Friday, February 11, 2011

Spiders & Toilets

I have an insane fear of spiders.  And by insane, I mean that I turn into a frozen, sweaty, shaking, wide-eyed, chicken shit mess whenever I see one.  Even baby spiders...staring at me with their innocent little 'I haven't even sunk my vampire teeth into a fly yet' spidery eyes; they turn me into a semi-stroke state.

I will never forget going into our bathroom (I think I was about 12) at my childhood home and sitting on the toilet to do my business.  I feel a light little feathery sensation on my right butt cheek and automatically reach back to brush the whatever-the-hell-it-is away.  IT WAS A FREAKING SPIDER...ON MY ASS!!!!  MY ASS PEOPLE!!!!!!  It dropped into the toilet and started the spastic drowning spider performance and I just stood there screaming, crying, and choking on my own snot.  For the next 20+ years, I NEVER sat on a toilet seat again.  I squatted...even at home.  I figured the little bastards couldn't pole vault onto my ass...and I kept it a good distance from the seat (just in case).

Squatting creates some difficulty.  Not only does your urine stream hitting the water sound like Niagra Falls, you get a little splash at plop down.   I could get graphic, but I'm sure you can figure out the obvious.  The positive side is you have thighs/butt of steel without the help of Suzanne Somers OR Chuck Norris.  Maybe I could market this as the newest fitness regime!  I can see the marketing slogan on the infomercial now:  "Save Your Ass From Spider Bites AND Cellulite!"

To be continued...

Thursday, February 10, 2011

My Very First Blog Ever

One of my Facebook friends posted this on my wall: "You should be a writer. I want to read a book with your thoughts in it. I know I will be laughing to no end."

"BLOG MEGAN..." my mind screamed at me, "YOU MUST BLOG (the capital letters are my mind screaming...I'm not angry...the letters would be bold if I was angry, ok?
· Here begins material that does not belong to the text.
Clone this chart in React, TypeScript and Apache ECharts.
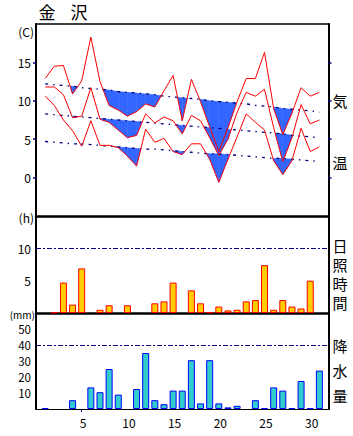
import React, { useEffect, useRef } from "react";
import * as echarts from "echarts";

const DAYS = [1, 2, 3, 4, 5, 6, 7, 8, 9, 10, 11, 12, 13, 14, 15, 16, 17, 18, 19, 20, 21, 22, 23, 24, 25, 26, 27, 28, 29, 30, 31];
const TEMP_MAX = [12.9, 14.5, 14.6, 10.9, 12.6, 18.3, 12.5, 9.4, 8.8, 8.0, 8.6, 9.6, 9.2, 11.3, 13.3, 7.4, 12.8, 9.9, 6.6, 3.4, 6.5, 9.9, 12.9, 12.9, 16.3, 9.0, 5.6, 8.4, 11.7, 10.6, 11.1];
const TEMP_MEAN = [11.8, 11.8, 10.8, 7.8, 8.0, 11.7, 7.6, 7.2, 6.2, 5.2, 5.5, 8.3, 7.1, 7.9, 7.4, 5.7, 8.1, 7.4, 5.2, 2.9, 5.0, 8.5, 11.1, 10.6, 11.5, 6.5, 2.1, 5.2, 9.5, 7.0, 7.5];
const TEMP_MIN = [10.6, 9.4, 7.5, 6.1, 4.1, 7.4, 4.2, 4.2, 3.9, 2.8, 1.5, 6.3, 4.6, 5.1, 3.4, 3.0, 4.4, 4.4, 2.4, -0.6, 2.4, 5.3, 8.3, 7.2, 6.2, 2.2, 0.4, 2.2, 6.4, 3.4, 4.0];
const NORMAL_MAX = [12.2, 12.1, 12.0, 11.9, 11.7, 11.6, 11.5, 11.4, 11.2, 11.1, 11.0, 10.9, 10.8, 10.6, 10.5, 10.4, 10.3, 10.2, 10.0, 9.9, 9.8, 9.7, 9.6, 9.4, 9.3, 9.2, 9.0, 8.9, 8.8, 8.7, 8.5];
const NORMAL_MEAN = [8.3, 8.2, 8.1, 8.0, 7.9, 7.8, 7.7, 7.6, 7.5, 7.4, 7.3, 7.2, 7.1, 7.0, 6.9, 6.8, 6.7, 6.6, 6.5, 6.4, 6.3, 6.2, 6.1, 6.0, 5.9, 5.8, 5.7, 5.5, 5.4, 5.3, 5.2];
const NORMAL_MIN = [4.7, 4.6, 4.5, 4.4, 4.4, 4.3, 4.2, 4.1, 4.0, 3.9, 3.8, 3.7, 3.7, 3.6, 3.5, 3.4, 3.3, 3.2, 3.1, 3.1, 3.0, 2.9, 2.8, 2.7, 2.6, 2.5, 2.5, 2.4, 2.3, 2.2, 2.1];
const SUNSHINE = [0, 0.1, 4.7, 1.3, 6.9, 0, 0.5, 1.2, 0, 1.2, 0, 0, 1.5, 1.8, 4.7, 0, 3.5, 1.5, 0.1, 1.0, 0.4, 0.5, 1.8, 2.0, 7.4, 0.5, 2.0, 1.0, 0.7, 5.0, 0];
const PRECIP = [0.5, 0, 0, 5.5, 0, 13.5, 10.5, 25, 9, 0, 12.5, 35, 5.5, 3, 11.5, 11.5, 30.5, 3.5, 30.5, 3.5, 1, 2, 0, 5.5, 0.5, 13.5, 11.5, 0.5, 17.5, 0.5, 24];

const TEMP_TICKS = [0, 5, 10, 15];
const SUN_TICKS = [5, 10];
const PRECIP_TICKS = [10, 20, 30, 40, 50];
const DAY_TICKS = [5, 10, 15, 20, 25, 30];
const DAY_MARK = [5];
const SUN_REF = 10;
const PRECIP_REF = 40;

const FONT = '"Noto Sans CJK JP", "Noto Sans", sans-serif';
const NAVY = "#000080";
const GL = 36;
const GW = 292.5;

function segData(actual: number[], normal: number[]) {
  const out: number[][] = [];
  for (let i = 0; i < DAYS.length - 1; i++) {
    out.push([DAYS[i], DAYS[i + 1], actual[i], normal[i], actual[i + 1], normal[i + 1]]);
  }
  return out;
}

function renderFill(_params: any, api: any) {
  const x0 = api.value(0), x1 = api.value(1);
  const a0 = api.value(2), n0 = api.value(3), a1 = api.value(4), n1 = api.value(5);
  const d0 = n0 - a0, d1 = n1 - a1;
  if (d0 <= 0 && d1 <= 0) return { type: "group", children: [] };
  let pts: number[][];
  if (d0 >= 0 && d1 >= 0) {
    pts = [[x0, n0], [x1, n1], [x1, a1], [x0, a0]];
  } else {
    const t = d0 / (d0 - d1);
    const xc = x0 + t * (x1 - x0);
    const yc = n0 + t * (n1 - n0);
    pts = d0 > 0 ? [[x0, n0], [xc, yc], [x0, a0]] : [[xc, yc], [x1, n1], [x1, a1]];
  }
  return {
    type: "polygon",
    shape: { points: pts.map((p) => api.coord(p)) },
    style: { fill: "#3366ff", stroke: "#3366ff", lineWidth: 0.5 },
  };
}

function fillSeries(actual: number[], normal: number[]) {
  return {
    type: "custom",
    xAxisIndex: 0,
    yAxisIndex: 0,
    renderItem: renderFill,
    encode: { x: [0, 1], y: [2, 3, 4, 5] },
    data: segData(actual, normal),
    silent: true,
    z: 1,
  };
}

function lineSeries(vals: number[], normal: boolean) {
  return {
    type: "line",
    xAxisIndex: 0,
    yAxisIndex: 0,
    data: DAYS.map((d, i) => [d, vals[i]]),
    symbol: "none",
    silent: true,
    lineStyle: normal
      ? { color: NAVY, width: 1.3, type: [3, 5, 1.5, 5] }
      : { color: "#ff0000", width: 1 },
    z: normal ? 3 : 4,
  };
}

function xAxisBase(gridIndex: number, lineWidth: number, position = "bottom") {
  return {
    type: "value",
    gridIndex,
    min: 0,
    max: 32,
    position,
    axisLine: { show: true, onZero: false, lineStyle: { color: "#000", width: lineWidth } },
    axisTick: { show: false },
    axisLabel: { show: false },
    splitLine: { show: false },
  };
}

function yAxisBase(gridIndex: number, min: number, max: number, position: string) {
  return {
    type: "value",
    gridIndex,
    min,
    max,
    position,
    axisLine: { show: true, onZero: false, lineStyle: { color: "#000", width: 2 } },
    axisTick: { show: false },
    axisLabel: { show: false },
    splitLine: { show: false },
  };
}

const text = (t: string, x: number, y: number, size: number, align = "center") => ({
  type: "text",
  x,
  y,
  silent: true,
  style: { text: t, fontSize: size, lineHeight: size, fontFamily: FONT, fill: "#000", align, verticalAlign: "middle" },
});

export default function App() {
  const ref = useRef<HTMLDivElement>(null);
  useEffect(() => {
    if (!ref.current) return;
    const chart = echarts.init(ref.current, null, { renderer: "svg" });
    const refLine = (v: number) => ({
      silent: true,
      symbol: ["none", "none"],
      label: { show: false },
      lineStyle: { color: NAVY, width: 1, type: [5, 2, 2, 2] },
      data: [{ yAxis: v }],
    });
    const tempY = yAxisBase(0, -5, 20, "left") as any;
    tempY.axisTick = { show: true, customValues: TEMP_TICKS, length: 3, lineStyle: { color: NAVY, width: 1.5 } };
    tempY.axisLabel = { show: true, customValues: TEMP_TICKS, fontSize: 12, fontFamily: FONT, color: "#000", margin: 5 };
    const tempYR = yAxisBase(0, -5, 20, "right") as any;
    tempYR.axisTick = { show: true, customValues: TEMP_TICKS, length: 3, lineStyle: { color: NAVY, width: 1.5 } };
    const sunY = yAxisBase(1, 0, 15, "left") as any;
    sunY.axisLabel = { show: true, customValues: SUN_TICKS, fontSize: 12, fontFamily: FONT, color: "#000", margin: 5 };
    const rainY = yAxisBase(2, 0, 60, "left") as any;
    rainY.axisLabel = { show: true, customValues: PRECIP_TICKS, fontSize: 11.5, lineHeight: 11, fontFamily: FONT, color: "#000", margin: 5, showMaxLabel: true };
    const dayX = xAxisBase(2, 1) as any;
    dayX.axisLabel = { show: true, customValues: DAY_TICKS, fontSize: 12, fontFamily: FONT, color: "#000", margin: 7, padding: [0, 0, 0, 3] };
    dayX.axisTick = { show: true, customValues: DAY_MARK, length: 3, lineStyle: { color: NAVY, width: 1 } };

    chart.setOption({
      animation: false,
      backgroundColor: "#fff",
      grid: [
        { left: GL, top: 24, width: GW, height: 192, containLabel: false, outerBoundsMode: "none" },
        { left: GL, top: 216, width: GW, height: 97, containLabel: false, outerBoundsMode: "none" },
        { left: GL, top: 313, width: GW, height: 96, containLabel: false, outerBoundsMode: "none" },
      ],
      xAxis: [xAxisBase(0, 2.5), xAxisBase(0, 1.5, "top"), xAxisBase(1, 2.5), dayX],
      yAxis: [tempY, tempYR, sunY, yAxisBase(1, 0, 15, "right"), rainY, yAxisBase(2, 0, 60, "right")],
      series: [
        fillSeries(TEMP_MAX, NORMAL_MAX),
        fillSeries(TEMP_MEAN, NORMAL_MEAN),
        fillSeries(TEMP_MIN, NORMAL_MIN),
        lineSeries(NORMAL_MAX, true),
        lineSeries(NORMAL_MEAN, true),
        lineSeries(NORMAL_MIN, true),
        lineSeries(TEMP_MAX, false),
        lineSeries(TEMP_MEAN, false),
        lineSeries(TEMP_MIN, false),
        {
          type: "bar",
          xAxisIndex: 2,
          yAxisIndex: 2,
          barWidth: 7,
          silent: true,
          data: DAYS.map((d, i) => [d, SUNSHINE[i] > 0 ? SUNSHINE[i] : null]),
          itemStyle: { color: "#ffcc00", borderColor: "#ff0000", borderWidth: 1 },
          markLine: refLine(SUN_REF),
        },
        {
          type: "bar",
          xAxisIndex: 3,
          yAxisIndex: 4,
          barWidth: 7,
          silent: true,
          data: DAYS.map((d, i) => [d, PRECIP[i] > 0 ? PRECIP[i] : null]),
          itemStyle: { color: "#33cccc", borderColor: "#0000ff", borderWidth: 1 },
          markLine: refLine(PRECIP_REF),
        },
      ],
      graphic: [
        text("金", 47, 11, 17),
        text("沢", 79, 11, 17),
        text("(C)", 34, 31, 12, "right"),
        text("(h)", 34, 217, 12, "right"),
        text("(mm)", 35, 314, 10, "right"),
        text("気", 340, 100, 15),
        text("温", 340, 162, 15),
        text("日", 340, 245, 15),
        text("照", 340, 264, 15),
        text("時", 340, 283, 15),
        text("間", 340, 302, 15),
        text("降", 340, 345, 15),
        text("水", 340, 370, 15),
        text("量", 340, 395, 15),
      ],
    });
    return () => chart.dispose();
  }, []);
  return (
    <div
      ref={ref}
      style={{ position: "absolute", left: 0, top: 0, width: 353, height: 436, background: "#fff" }}
    />
  );
}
Besides, I'm screaming at myself - don't be so sensitive)."

Erin, I dedicate my first blog that no one will ever read to you!
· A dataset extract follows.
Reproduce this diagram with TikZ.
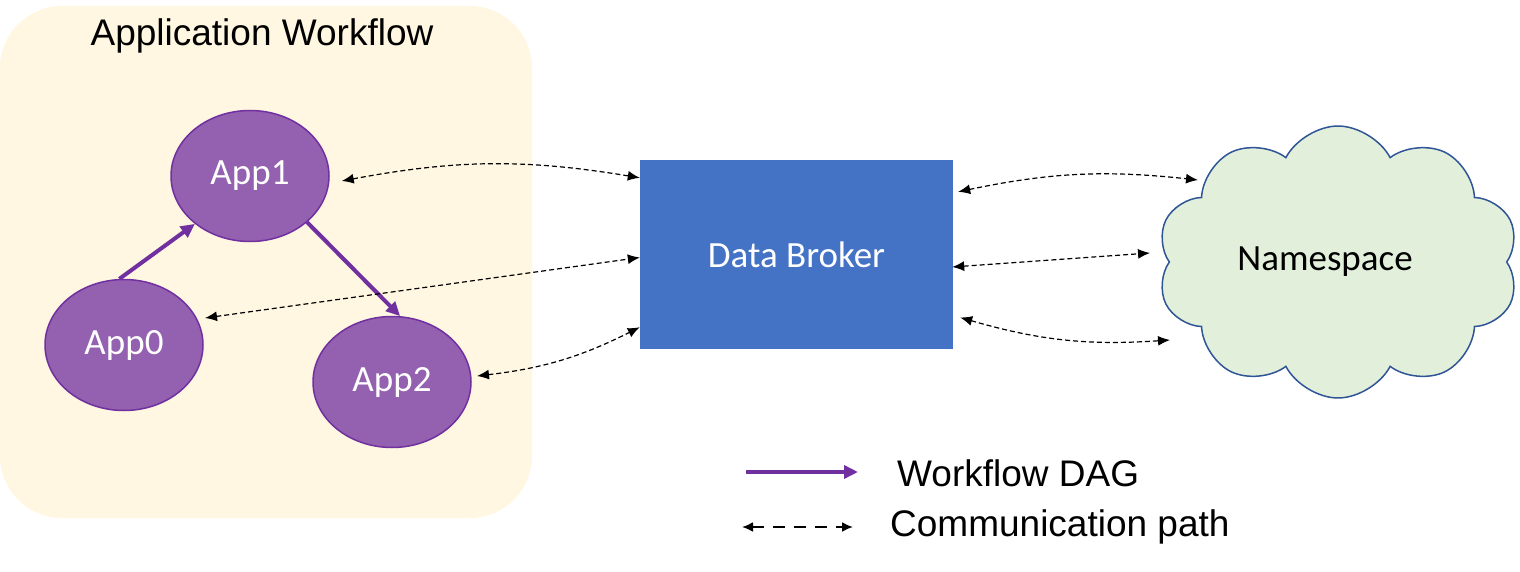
\documentclass[tikz,border=0pt]{standalone}
\usepackage{fontspec}
\setmainfont{Liberation Sans}
\newfontfamily\calib{Carlito}
\usetikzlibrary{shapes.geometric,shapes.symbols,arrows.meta,calc}
\definecolor{cream}{HTML}{FFF7E1}
\definecolor{appfill}{HTML}{9460B0}
\definecolor{dagpurple}{HTML}{7030A0}
\definecolor{dbblue}{HTML}{4472C4}
\definecolor{cloudfill}{HTML}{E2EFDA}
\definecolor{cloudline}{HTML}{2F5597}
\begin{document}
\begin{tikzpicture}[x=1pt,y=-1pt,
  app/.style={ellipse, draw=dagpurple, line width=1.5pt, fill=appfill,
    minimum width=158pt, minimum height=131pt, inner sep=0pt, text=white,
    font=\calib\fontsize{37}{44}\selectfont},
  dag/.style={draw=dagpurple, line width=4pt, -{Triangle[length=14pt,width=13pt]}},
  comm/.style={draw=black, line width=1.2pt, dash pattern=on 5pt off 3pt,
    {Latex[length=12pt,width=10pt]}-{Latex[length=12pt,width=10pt]}},
  commlegend/.style={draw=black, line width=2pt, dash pattern=on 12pt off 9pt,
    {Latex[length=11pt,width=10pt]}-{Latex[length=11pt,width=10pt]}},
  lbl/.style={font=\fontsize{37}{44}\selectfont, inner sep=0pt},
]
\useasboundingbox (0,0) rectangle (1520,572);
% background panel
\fill[cream, rounded corners=62pt] (0,6) rectangle (532,518);
\node[lbl] (title) at (262,36) {Application Workflow};

% apps
\node[app] (app1) at (250,176) {App1};
\node[app] (app0) at (124,345) {App0};
\node[app] (app2) at (392,382) {App2};

% data broker
\node[fill=dbblue, minimum width=313pt, minimum height=189pt, inner sep=0pt,
  text=white, font=\calib\fontsize{37}{44}\selectfont] (db) at (796.5,254.5) {Data Broker};

% namespace cloud
\node[cloud, cloud puffs=10, cloud puff arc=125, aspect=1.33, draw=cloudline,
  line width=1.5pt, fill=cloudfill, minimum width=362pt, minimum height=272pt,
  inner sep=0pt, font=\calib\fontsize{37}{44}\selectfont] (ns) at (1338,262) {Namespace\hspace*{26pt}};

% workflow DAG
\draw[dag] (app0.94) -- (app1.221);
\draw[dag] (app1.321) -- (app2.83);

% communication paths
\draw[comm] ($(app1.east)+(12,5)$) to[bend left=10] ($(db.north west)+(0,18)$);
\draw[comm] ($(app0.center)+(81,-27)$) -- ($(db.west)+(0,3)$);
\draw[comm] ($(app2.center)+(85,-6)$) to[bend right=10] ($(db.south west)+(0,-22)$);
\draw[comm] ($(db.north east)+(5,32)$) to[bend left=9] ($(ns.center)+(-140,-82)$);
\draw[comm] ($(db.east)+(-1,12.5)$) -- ($(ns.center)+(-188,-9)$);
\draw[comm] ($(db.east)+(7,63)$) to[bend right=10] ($(ns.center)+(-168,78)$);

% legend
\coordinate (la) at (746,472);
\coordinate (lb) at (858,472);
\coordinate (lc) at (742,527);
\coordinate (ld) at (853,527);
\draw[dag] (la) -- (lb);
\draw[commlegend] (lc) -- (ld);
\node[lbl, anchor=west] (ldag) at (897,473) {Workflow DAG};
\node[lbl, anchor=west] (lcomm) at (890,527) {Communication path};
\end{tikzpicture}
\end{document}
I woke up at 6 am this morning.  I have to be to work by 7 am.  I keep waiting for the day I become a morning person.  I stumbled into my bathroom thinking of all the things I could skip to make up time and not be late for work.  Do I really have to brush my teeth?  No one smells my breath but me - it's one of the joys of being single.  I showered yesterday...I can totally skip it today (sniffing armpit...freshness permeates my nasal passages...awesome!).  The bedhead look is in, right; or am I a decade off...ah hell, I'll bring it back!  My clothes are clean and even hanging in the closet which means NO WRINKLES!  Score!

Peanut butter cookie for breakfast - check.

Pets wrangled - check.

Child looking (and acting) relatively civilized for the day - check.

Out the door...on time...hit my head on my car door (DAMMIT).

I'm at work.  Let the excitement unfold.  I am office warrior.  Hear me roar.

This blog can only get better, I swear.  Really.  Ease up on me, I'm new at this and truth be told; I am not that interesting.